While the deadlines are clearly set, there are indications that many microfinance companies are facing challenges in meeting the requirements. There have been reports of microfinance companies pleading for more time long before the December 2026 deadline arrives. However, the BoG has not yet provided current aggregated data on how many institutions have already submitted their plans or progress reports ahead the mid-2026 notification deadline.

Some customers of the MFIs are as unsettled as those institution’s respective Boards, management and staff, since they are not aware of whether the institutions that provide them financial intermediation and transaction services will be able to comply with the BoG’s new capital requirements on schedule. Their worries are compounded by the fact that the central bank has remained tight lipped on how it will handle MFIs which do not comply as and when required. With the mass revocation of operating licenses during the financial sector reforms conducted between 2017 and 2020 still fresh in the mind of the banking public, fears of a repeat are not far from the surface.

While some MFI shareholders and customers hold out hope that a different executive management from the one that oversaw that financial services industry melt down is now in charge of affairs at the BoG, the central bank’s ongoing push back against the Court of Appeal’s recent reinstatement of the operating license of GN Savings and Loans has raised concerns that the BoG will stick to certain regulatory principles no matter the bent of who is running it.

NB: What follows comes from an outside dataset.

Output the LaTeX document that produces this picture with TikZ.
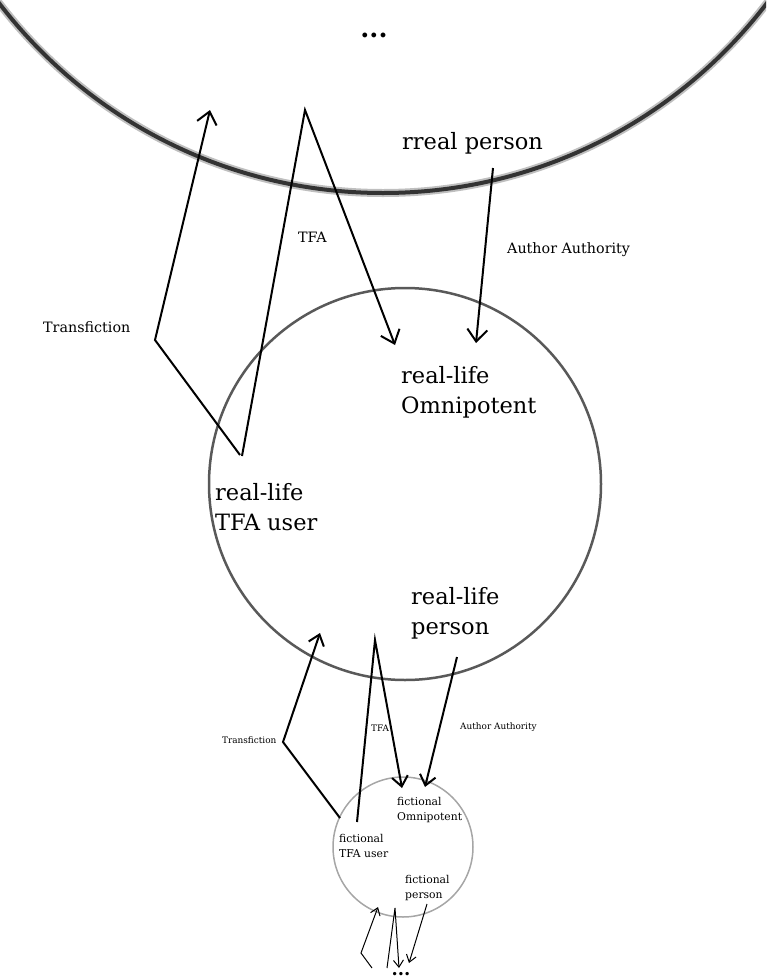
\documentclass[tikz,border=0pt]{standalone}
\usepackage{fontspec}
\setmainfont{DejaVu Serif}
\usetikzlibrary{arrows.meta}

\begin{document}
\begin{tikzpicture}[x=1pt, y=-1pt,
		lbl/.style={inner sep=0pt, align=left, anchor=west},
		bigtext/.style={font=\fontsize{22.5}{30}\selectfont},
		midtext/.style={font=\fontsize{14.3}{16}\selectfont},
		smalltext/.style={font=\fontsize{8.9}{10}\selectfont},
		tinytext/.style={font=\fontsize{10.8}{15}\selectfont},
		bigarrow/.style={line width=2pt, -{Straight Barb[length=12pt, width=20pt, line width=2pt]}},
		smallarrow/.style={line width=2pt, -{Straight Barb[length=10pt, width=16pt, line width=2pt]}},
		tinyarrow/.style={line width=1pt, -{Straight Barb[length=7pt, width=10pt, line width=1pt]}}]
		\useasboundingbox (0,0) rectangle (766,980);
		\clip (0,0) rectangle (766,980);
		
		% the three worlds
		\draw [line width=8pt, black!25] (383,-290) circle [radius=483];
		\draw [line width=4pt, black!80] (383,-290) circle [radius=483];
		\draw [line width=2.5pt, black!65] (405,484) circle [radius=196];
		\draw [line width=1.5pt, black!35] (403,847) circle [radius=70];
		
		\node (top dots) at (374,35) {\fontsize{26}{30}\selectfont\bfseries ...};
		\node (bottom dots) at (401,974) {\fontsize{18}{20}\selectfont\bfseries ...};
		
		% real world
		\node [lbl, bigtext] (rreal) at (402,143) {rreal person};
		\node [lbl, bigtext] (rl omni) at (401,392) {real-life\\Omnipotent};
		\node [lbl, bigtext] (rl user) at (215,507) {real-life\\TFA user};
		\node [lbl, bigtext] (rl person) at (411,613) {real-life\\person};
		\node [lbl, midtext] (trans 1) at (43,327) {Transfiction};
		\node [lbl, midtext] (tfa 1) at (298,237) {TFA};
		\node [lbl, midtext] (auth 1) at (507,250) {Author Authority};
		
		\coordinate (t1 start) at (240,455);
		\coordinate (t1 bend) at (155,340);
		\coordinate (t1 end) at (210,110);
		\coordinate (f1 start) at (242,456);
		\coordinate (f1 top) at (305,110);
		\coordinate (f1 end) at (395,345);
		\coordinate (a1 start) at (493,168);
		\coordinate (a1 end) at (476,343);
		
		\draw [bigarrow] (t1 start) -- (t1 bend) -- (t1 end);
		\draw [bigarrow] (f1 start) -- (f1 top) -- (f1 end);
		\draw [bigarrow] (a1 start) -- (a1 end);
		
		% fictional world
		\node [lbl, smalltext] (trans 2) at (222,740) {Transfiction};
		\node [lbl, smalltext] (tfa 2) at (371,728) {TFA};
		\node [lbl, smalltext] (auth 2) at (460,727) {Author Authority};
		\node [lbl, tinytext] (fc omni) at (397,810) {fictional\\Omnipotent};
		\node [lbl, tinytext] (fc user) at (339,846) {fictional\\TFA user};
		\node [lbl, tinytext] (fc person) at (405,888) {fictional\\person};
		
		\coordinate (t2 start) at (340,818);
		\coordinate (t2 bend) at (283,742);
		\coordinate (t2 end) at (320,633);
		\coordinate (f2 start) at (357,822);
		\coordinate (f2 top) at (375,640);
		\coordinate (f2 end) at (402,788);
		\coordinate (a2 start) at (457,657);
		\coordinate (a2 end) at (425,787);
		
		\draw [smallarrow] (t2 start) -- (t2 bend) -- (t2 end);
		\draw [smallarrow] (f2 start) -- (f2 top) -- (f2 end);
		\draw [smallarrow] (a2 start) -- (a2 end);
		
		% and further down
		\coordinate (t3 start) at (372,968);
		\coordinate (t3 bend) at (361,953);
		\coordinate (t3 end) at (378,907);
		\coordinate (f3 start) at (387,968);
		\coordinate (f3 top) at (395,908);
		\coordinate (f3 end) at (399,968);
		\coordinate (a3 start) at (427,904);
		\coordinate (a3 end) at (409,963);
		
		\draw [tinyarrow] (t3 start) -- (t3 bend) -- (t3 end);
		\draw [tinyarrow] (f3 start) -- (f3 top) -- (f3 end);
		\draw [tinyarrow] (a3 start) -- (a3 end);
	\end{tikzpicture}
\end{document}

The Bank of Ghana initiated the recapitalization initiative as the core element of a far-reaching reform of the microfinance sector to strengthen its stability and resilience. These reforms include new minimum capital requirements, which are applicable to both existing institutions and new market entrants, in line with Section 6(2) of the Banking Act, 2004. The overall objective is to ensure that these institutions are adequately capitalized to protect depositors’ funds and support financial inclusion effectively.